◆ **Entries shown**
——————

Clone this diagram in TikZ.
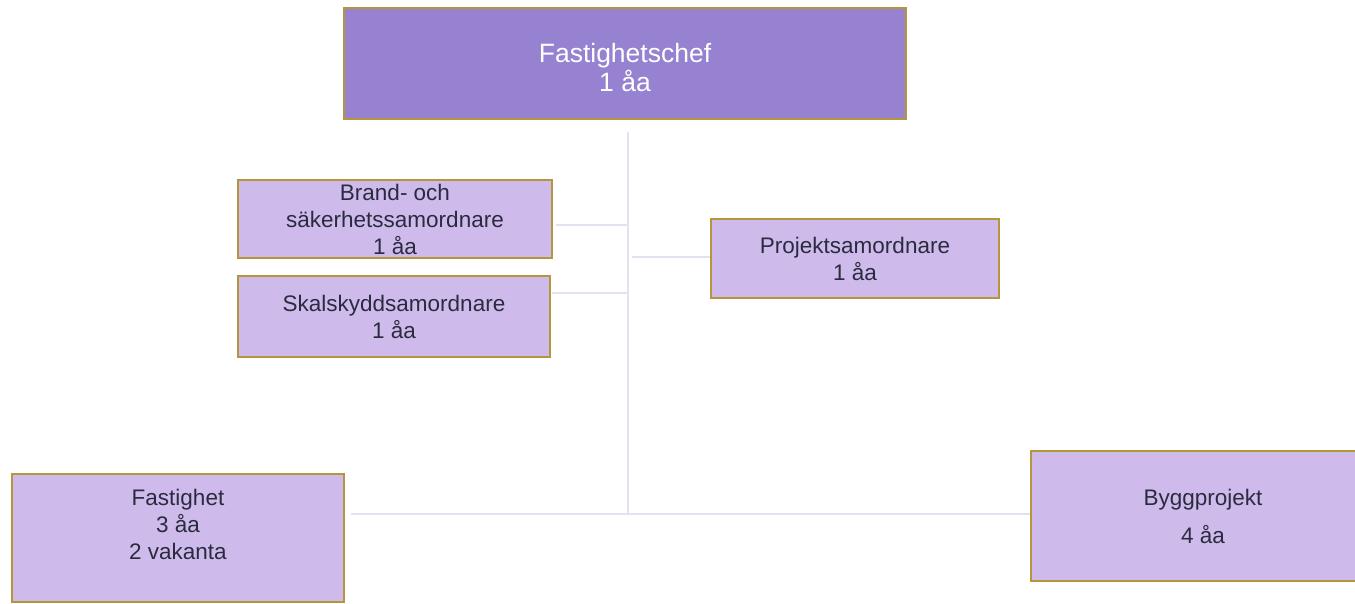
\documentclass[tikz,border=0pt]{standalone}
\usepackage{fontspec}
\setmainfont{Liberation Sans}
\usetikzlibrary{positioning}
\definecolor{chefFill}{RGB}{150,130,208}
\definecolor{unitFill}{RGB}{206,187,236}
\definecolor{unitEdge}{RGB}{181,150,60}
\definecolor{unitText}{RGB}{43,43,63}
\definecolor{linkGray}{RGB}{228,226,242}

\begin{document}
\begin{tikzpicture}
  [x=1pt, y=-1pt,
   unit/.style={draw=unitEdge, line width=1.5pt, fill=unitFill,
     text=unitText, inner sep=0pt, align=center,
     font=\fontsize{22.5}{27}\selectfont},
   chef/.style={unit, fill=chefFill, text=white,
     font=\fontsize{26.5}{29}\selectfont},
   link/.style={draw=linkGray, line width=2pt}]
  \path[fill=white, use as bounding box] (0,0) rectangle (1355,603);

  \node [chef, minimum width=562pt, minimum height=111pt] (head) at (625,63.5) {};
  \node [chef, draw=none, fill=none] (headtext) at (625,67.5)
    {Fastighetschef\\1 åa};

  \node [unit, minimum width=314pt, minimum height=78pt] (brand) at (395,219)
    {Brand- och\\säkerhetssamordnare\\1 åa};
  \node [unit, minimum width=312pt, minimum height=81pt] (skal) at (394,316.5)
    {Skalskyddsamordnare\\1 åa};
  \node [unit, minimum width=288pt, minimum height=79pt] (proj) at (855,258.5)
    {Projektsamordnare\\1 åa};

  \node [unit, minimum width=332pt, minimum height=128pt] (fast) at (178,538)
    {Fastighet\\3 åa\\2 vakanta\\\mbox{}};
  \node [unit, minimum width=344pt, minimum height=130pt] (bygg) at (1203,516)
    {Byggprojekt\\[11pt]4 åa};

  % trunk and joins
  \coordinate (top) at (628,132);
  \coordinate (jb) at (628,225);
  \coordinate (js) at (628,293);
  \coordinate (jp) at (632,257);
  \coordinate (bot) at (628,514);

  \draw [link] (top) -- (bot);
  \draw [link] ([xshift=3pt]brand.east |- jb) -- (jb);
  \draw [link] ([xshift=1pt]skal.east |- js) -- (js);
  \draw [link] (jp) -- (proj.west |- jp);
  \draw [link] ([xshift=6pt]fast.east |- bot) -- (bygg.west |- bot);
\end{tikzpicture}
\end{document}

——————

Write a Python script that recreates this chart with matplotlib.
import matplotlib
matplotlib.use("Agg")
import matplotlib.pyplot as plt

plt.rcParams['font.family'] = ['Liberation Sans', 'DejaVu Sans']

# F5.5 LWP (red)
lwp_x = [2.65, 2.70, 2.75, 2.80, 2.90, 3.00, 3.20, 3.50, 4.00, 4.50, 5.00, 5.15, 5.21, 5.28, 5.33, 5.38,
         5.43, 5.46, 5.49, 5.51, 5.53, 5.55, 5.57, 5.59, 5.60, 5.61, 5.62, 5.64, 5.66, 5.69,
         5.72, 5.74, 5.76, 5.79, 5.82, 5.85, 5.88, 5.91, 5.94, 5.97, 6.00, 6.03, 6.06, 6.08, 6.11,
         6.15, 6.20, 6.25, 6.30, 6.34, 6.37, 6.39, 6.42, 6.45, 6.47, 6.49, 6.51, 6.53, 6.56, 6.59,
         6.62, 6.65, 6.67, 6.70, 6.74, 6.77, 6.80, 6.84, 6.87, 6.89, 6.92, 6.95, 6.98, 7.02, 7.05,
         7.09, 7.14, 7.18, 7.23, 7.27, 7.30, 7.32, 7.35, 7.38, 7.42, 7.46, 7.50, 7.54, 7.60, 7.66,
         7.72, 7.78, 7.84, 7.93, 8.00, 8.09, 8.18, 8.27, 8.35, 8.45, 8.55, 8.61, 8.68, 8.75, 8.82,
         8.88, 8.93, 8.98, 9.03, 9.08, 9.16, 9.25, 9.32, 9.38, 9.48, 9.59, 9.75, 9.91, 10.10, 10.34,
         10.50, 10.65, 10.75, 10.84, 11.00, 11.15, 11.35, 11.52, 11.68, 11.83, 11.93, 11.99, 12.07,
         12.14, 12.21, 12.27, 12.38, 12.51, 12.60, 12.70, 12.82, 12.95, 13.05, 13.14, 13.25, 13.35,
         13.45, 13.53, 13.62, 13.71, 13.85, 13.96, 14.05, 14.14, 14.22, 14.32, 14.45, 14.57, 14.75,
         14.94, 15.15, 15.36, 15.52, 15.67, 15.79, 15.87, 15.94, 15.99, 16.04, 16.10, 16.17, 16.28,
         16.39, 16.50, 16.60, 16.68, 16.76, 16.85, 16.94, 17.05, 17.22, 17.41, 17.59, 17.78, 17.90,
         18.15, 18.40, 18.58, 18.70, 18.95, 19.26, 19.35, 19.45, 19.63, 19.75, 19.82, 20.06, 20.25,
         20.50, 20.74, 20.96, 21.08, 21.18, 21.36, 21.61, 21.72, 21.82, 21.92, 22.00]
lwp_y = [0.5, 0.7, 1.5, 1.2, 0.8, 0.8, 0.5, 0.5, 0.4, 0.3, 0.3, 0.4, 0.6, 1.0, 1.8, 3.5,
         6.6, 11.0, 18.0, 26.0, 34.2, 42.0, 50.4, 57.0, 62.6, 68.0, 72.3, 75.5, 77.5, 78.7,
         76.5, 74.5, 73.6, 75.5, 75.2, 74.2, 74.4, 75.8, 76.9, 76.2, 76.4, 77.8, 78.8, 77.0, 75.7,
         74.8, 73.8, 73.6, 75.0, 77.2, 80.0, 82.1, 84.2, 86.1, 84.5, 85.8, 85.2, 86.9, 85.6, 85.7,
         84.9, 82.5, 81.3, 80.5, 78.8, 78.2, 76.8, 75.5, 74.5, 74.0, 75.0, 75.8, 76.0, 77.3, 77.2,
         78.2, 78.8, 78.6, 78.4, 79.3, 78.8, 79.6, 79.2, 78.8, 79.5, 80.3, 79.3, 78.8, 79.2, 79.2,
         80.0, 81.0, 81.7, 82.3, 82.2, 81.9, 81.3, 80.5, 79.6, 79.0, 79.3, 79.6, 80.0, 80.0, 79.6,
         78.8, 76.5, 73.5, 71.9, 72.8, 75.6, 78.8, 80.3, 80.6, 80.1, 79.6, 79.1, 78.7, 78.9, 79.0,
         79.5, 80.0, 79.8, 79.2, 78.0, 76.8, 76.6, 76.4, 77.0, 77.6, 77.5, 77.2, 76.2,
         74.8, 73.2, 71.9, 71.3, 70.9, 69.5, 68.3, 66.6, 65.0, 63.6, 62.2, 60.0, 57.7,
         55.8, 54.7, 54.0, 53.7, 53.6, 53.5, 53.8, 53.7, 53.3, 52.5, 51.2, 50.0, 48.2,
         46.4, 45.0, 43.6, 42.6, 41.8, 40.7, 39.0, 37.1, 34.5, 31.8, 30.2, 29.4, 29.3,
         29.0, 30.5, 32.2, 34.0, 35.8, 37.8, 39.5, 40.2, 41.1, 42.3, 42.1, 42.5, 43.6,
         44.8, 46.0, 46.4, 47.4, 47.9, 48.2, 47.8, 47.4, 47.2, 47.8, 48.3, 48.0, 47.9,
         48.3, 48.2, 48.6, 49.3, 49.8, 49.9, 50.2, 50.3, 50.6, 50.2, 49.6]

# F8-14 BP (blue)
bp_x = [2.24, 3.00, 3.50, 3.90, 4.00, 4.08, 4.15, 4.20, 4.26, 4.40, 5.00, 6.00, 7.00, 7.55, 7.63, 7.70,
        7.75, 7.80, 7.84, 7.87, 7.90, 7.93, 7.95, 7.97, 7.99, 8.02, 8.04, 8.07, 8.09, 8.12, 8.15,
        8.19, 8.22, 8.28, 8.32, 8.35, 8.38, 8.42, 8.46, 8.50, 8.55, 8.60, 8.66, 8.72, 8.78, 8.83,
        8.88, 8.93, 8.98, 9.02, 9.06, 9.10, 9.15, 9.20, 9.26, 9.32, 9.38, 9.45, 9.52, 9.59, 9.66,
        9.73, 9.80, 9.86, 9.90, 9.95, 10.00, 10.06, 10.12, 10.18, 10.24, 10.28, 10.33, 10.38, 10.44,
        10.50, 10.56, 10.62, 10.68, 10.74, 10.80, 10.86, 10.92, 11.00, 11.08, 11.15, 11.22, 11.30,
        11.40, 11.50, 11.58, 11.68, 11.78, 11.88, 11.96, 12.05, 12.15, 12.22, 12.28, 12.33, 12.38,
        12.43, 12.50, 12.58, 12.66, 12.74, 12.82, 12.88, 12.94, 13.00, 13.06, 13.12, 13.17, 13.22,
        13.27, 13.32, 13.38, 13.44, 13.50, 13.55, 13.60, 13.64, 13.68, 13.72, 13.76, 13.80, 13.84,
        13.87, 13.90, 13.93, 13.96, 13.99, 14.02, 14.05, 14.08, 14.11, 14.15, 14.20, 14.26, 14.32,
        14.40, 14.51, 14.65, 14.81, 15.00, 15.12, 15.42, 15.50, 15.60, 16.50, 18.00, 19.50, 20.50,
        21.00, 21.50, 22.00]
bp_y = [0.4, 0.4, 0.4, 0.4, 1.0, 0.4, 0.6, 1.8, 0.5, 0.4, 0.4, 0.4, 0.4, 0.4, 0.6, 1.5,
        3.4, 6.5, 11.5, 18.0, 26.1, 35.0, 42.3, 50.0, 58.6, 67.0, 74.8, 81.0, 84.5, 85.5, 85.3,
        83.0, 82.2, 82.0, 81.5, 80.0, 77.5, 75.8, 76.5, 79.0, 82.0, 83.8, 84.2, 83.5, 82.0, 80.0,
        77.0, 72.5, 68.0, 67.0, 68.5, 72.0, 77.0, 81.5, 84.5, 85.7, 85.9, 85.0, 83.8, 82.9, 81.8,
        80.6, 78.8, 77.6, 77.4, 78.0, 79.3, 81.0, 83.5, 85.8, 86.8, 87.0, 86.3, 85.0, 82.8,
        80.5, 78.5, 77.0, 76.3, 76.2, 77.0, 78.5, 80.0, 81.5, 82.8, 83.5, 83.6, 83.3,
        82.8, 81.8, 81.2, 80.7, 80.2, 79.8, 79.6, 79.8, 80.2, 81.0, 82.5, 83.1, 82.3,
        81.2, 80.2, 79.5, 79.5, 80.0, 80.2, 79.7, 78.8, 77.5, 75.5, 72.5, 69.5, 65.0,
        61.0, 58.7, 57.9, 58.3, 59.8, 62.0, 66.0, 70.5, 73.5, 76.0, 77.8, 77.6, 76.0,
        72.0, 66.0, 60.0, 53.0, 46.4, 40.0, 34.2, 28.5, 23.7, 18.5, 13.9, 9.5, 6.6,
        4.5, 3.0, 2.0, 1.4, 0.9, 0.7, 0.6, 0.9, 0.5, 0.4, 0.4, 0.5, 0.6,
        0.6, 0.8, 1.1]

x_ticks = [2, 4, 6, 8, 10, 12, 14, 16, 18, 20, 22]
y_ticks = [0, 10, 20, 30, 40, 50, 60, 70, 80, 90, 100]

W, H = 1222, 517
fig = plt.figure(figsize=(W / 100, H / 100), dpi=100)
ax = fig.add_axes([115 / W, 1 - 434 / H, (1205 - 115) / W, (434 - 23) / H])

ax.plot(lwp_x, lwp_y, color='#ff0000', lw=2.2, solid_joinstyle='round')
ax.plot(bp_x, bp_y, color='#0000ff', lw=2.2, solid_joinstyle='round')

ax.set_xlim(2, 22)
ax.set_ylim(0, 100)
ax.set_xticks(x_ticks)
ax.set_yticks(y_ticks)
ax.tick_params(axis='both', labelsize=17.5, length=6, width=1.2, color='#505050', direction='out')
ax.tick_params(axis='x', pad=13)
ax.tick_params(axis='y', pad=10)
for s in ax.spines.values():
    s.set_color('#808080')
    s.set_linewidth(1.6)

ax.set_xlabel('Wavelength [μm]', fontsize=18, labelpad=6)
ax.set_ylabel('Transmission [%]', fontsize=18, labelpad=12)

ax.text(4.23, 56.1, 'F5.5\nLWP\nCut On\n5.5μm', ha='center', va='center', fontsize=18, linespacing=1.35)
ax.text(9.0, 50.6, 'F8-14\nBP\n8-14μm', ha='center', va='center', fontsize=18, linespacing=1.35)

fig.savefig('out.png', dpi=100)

——————

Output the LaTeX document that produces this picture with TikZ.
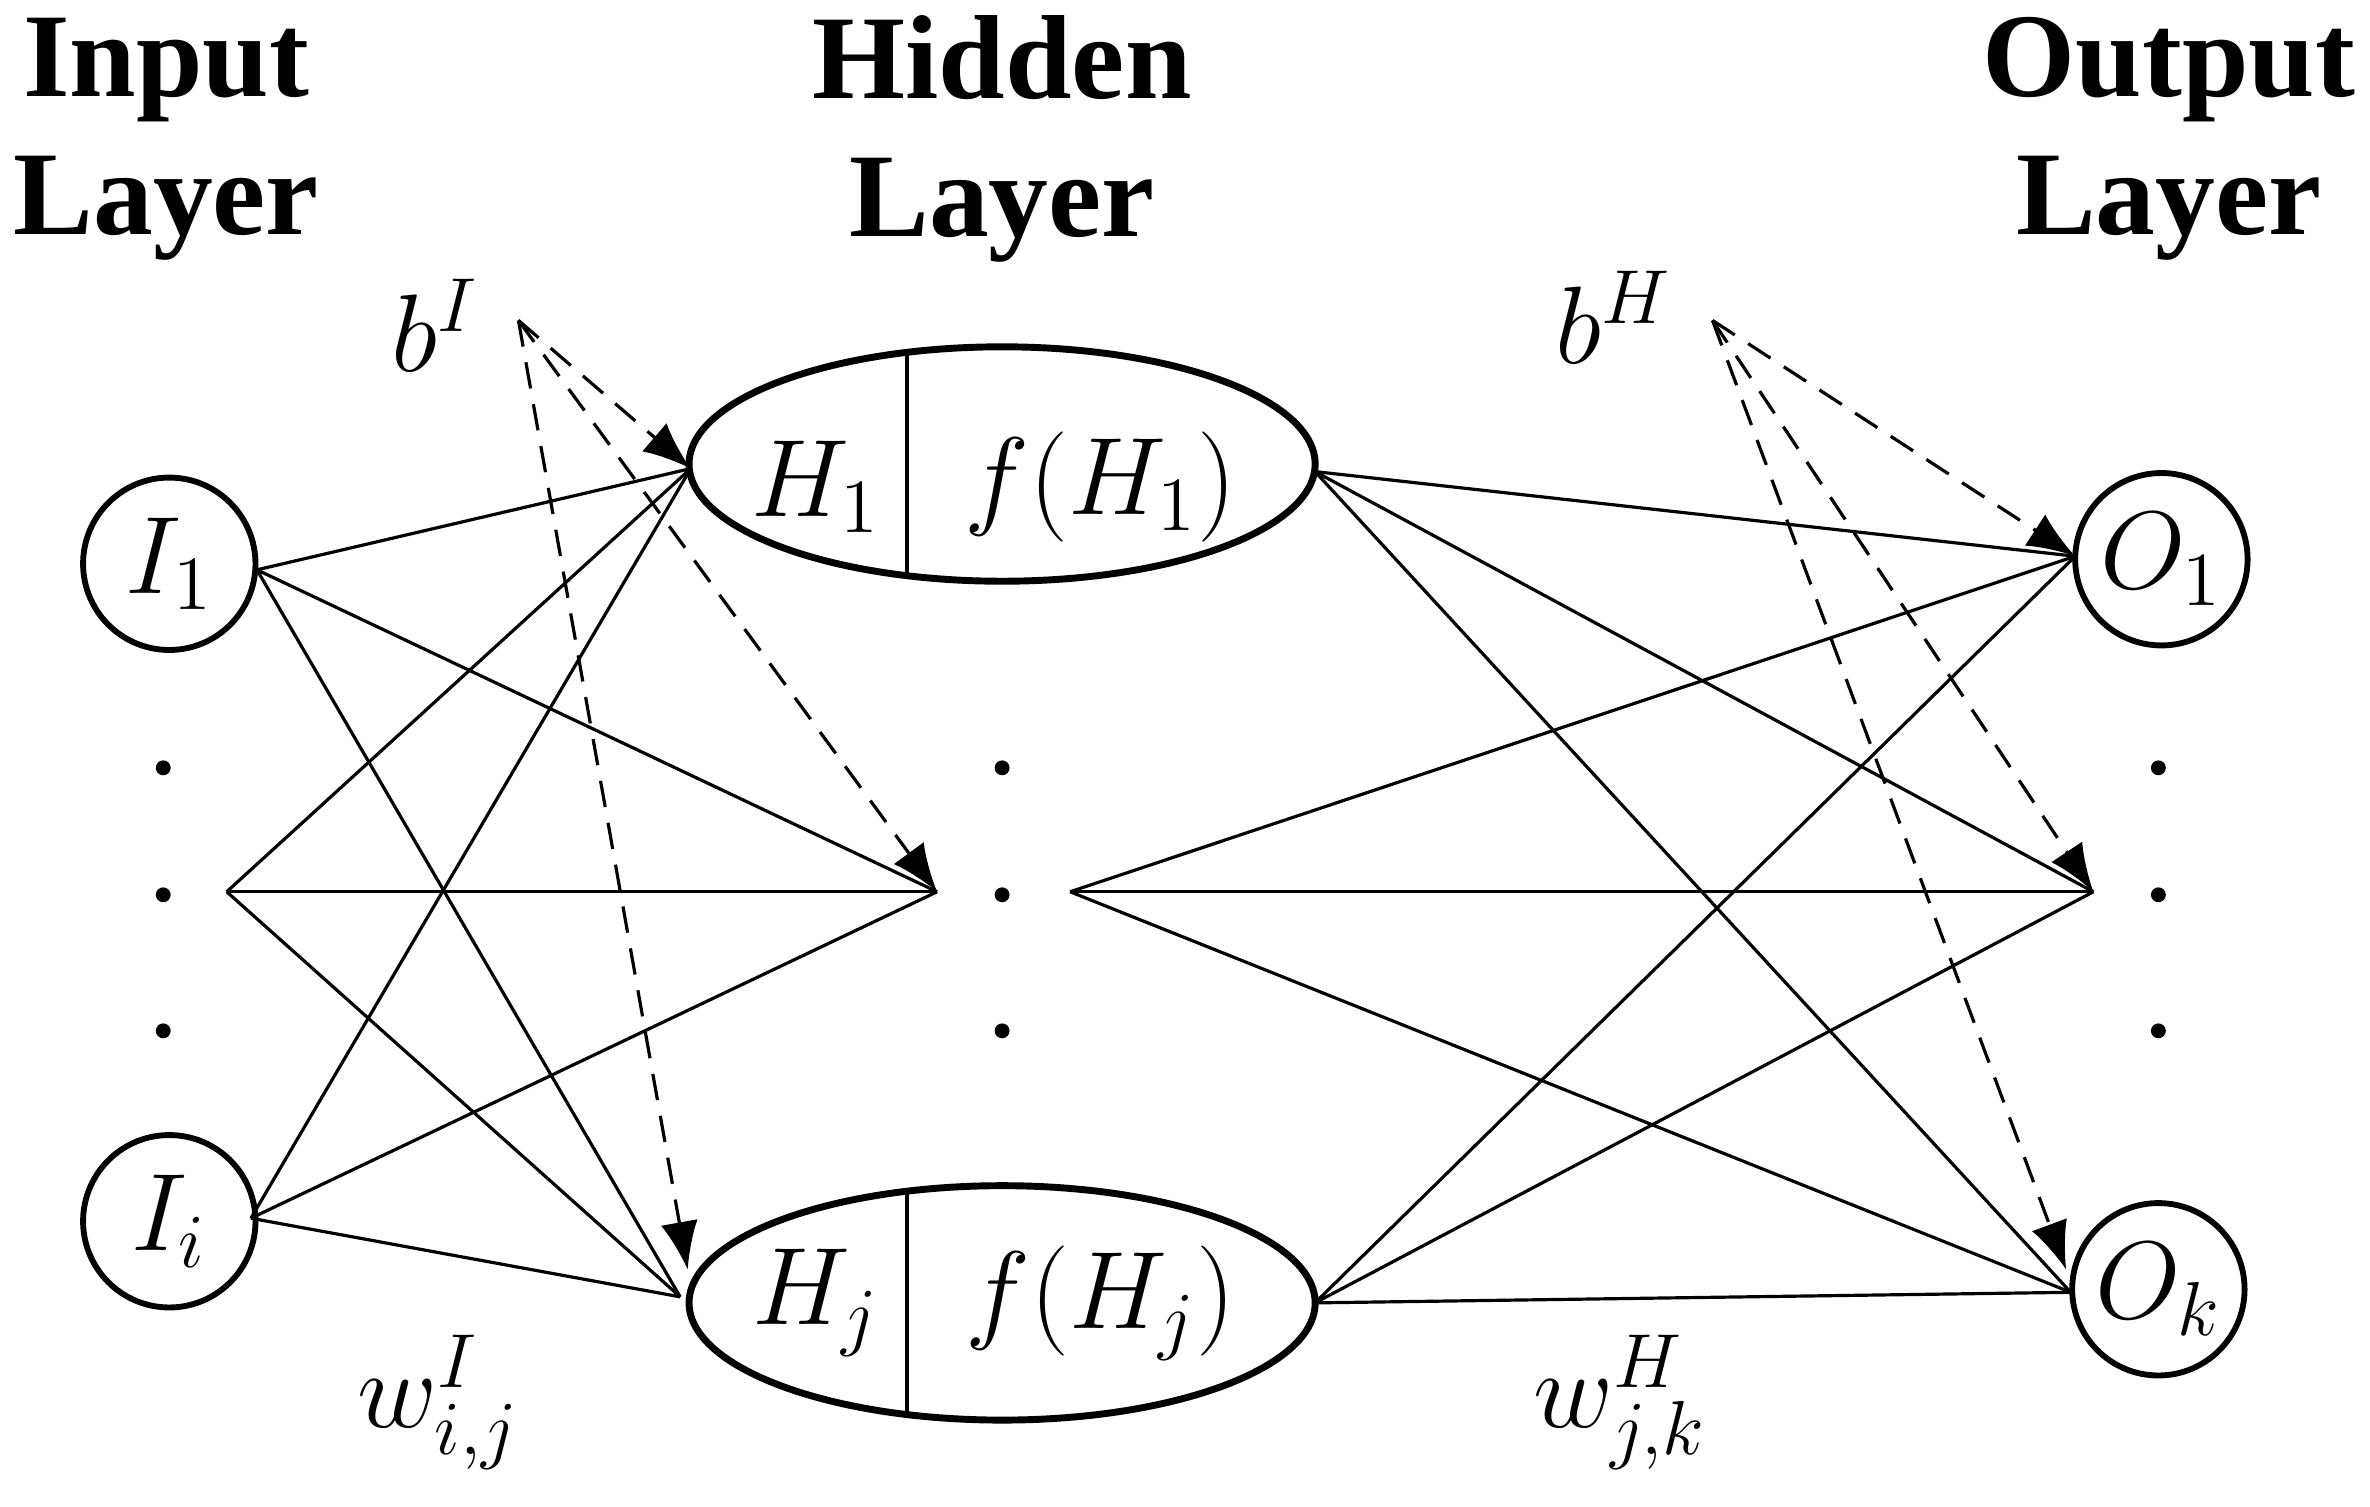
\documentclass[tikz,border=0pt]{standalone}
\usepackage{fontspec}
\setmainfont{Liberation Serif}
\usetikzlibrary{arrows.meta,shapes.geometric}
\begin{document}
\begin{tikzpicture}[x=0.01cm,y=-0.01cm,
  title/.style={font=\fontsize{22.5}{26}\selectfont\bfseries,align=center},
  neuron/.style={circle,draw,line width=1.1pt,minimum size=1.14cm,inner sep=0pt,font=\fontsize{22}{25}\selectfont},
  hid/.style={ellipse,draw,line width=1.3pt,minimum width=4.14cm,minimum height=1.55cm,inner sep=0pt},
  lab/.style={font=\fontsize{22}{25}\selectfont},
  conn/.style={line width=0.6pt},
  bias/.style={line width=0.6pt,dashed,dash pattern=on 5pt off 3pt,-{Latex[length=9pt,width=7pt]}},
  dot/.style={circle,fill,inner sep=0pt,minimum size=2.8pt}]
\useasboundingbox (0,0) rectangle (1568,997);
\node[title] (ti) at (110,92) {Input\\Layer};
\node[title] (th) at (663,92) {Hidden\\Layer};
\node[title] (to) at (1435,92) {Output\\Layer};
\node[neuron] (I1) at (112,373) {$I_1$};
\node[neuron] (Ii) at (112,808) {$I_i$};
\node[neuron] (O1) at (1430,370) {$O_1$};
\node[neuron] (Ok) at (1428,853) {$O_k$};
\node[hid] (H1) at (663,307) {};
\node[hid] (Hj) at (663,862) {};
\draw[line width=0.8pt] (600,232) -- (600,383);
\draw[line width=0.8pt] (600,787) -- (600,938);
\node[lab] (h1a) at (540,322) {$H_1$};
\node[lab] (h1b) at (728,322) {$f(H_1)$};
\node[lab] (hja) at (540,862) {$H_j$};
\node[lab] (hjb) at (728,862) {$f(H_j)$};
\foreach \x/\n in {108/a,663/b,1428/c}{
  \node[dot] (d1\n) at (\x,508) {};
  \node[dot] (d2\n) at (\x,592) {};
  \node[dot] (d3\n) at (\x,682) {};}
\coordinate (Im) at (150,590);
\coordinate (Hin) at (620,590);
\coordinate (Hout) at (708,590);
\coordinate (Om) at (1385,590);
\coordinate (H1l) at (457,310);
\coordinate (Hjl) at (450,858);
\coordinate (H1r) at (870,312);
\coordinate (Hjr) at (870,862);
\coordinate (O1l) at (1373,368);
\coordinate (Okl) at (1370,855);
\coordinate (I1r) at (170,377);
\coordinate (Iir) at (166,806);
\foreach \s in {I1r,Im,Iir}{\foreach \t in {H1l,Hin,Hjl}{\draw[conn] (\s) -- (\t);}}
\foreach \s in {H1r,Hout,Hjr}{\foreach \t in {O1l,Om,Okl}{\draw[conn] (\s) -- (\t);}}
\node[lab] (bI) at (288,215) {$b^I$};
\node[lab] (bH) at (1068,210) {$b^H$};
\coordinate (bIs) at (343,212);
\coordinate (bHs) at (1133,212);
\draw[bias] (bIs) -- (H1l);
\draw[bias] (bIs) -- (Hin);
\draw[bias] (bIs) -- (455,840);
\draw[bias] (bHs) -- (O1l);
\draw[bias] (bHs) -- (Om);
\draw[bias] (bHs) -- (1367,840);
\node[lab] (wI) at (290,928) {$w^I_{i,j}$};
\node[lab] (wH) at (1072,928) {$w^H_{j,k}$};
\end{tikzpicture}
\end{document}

——————

From the listing above, pick out every line containing "this".

Clone this diagram in TikZ.
Write a Python script that recreates this chart with matplotlib.
Output the LaTeX document that produces this picture with TikZ.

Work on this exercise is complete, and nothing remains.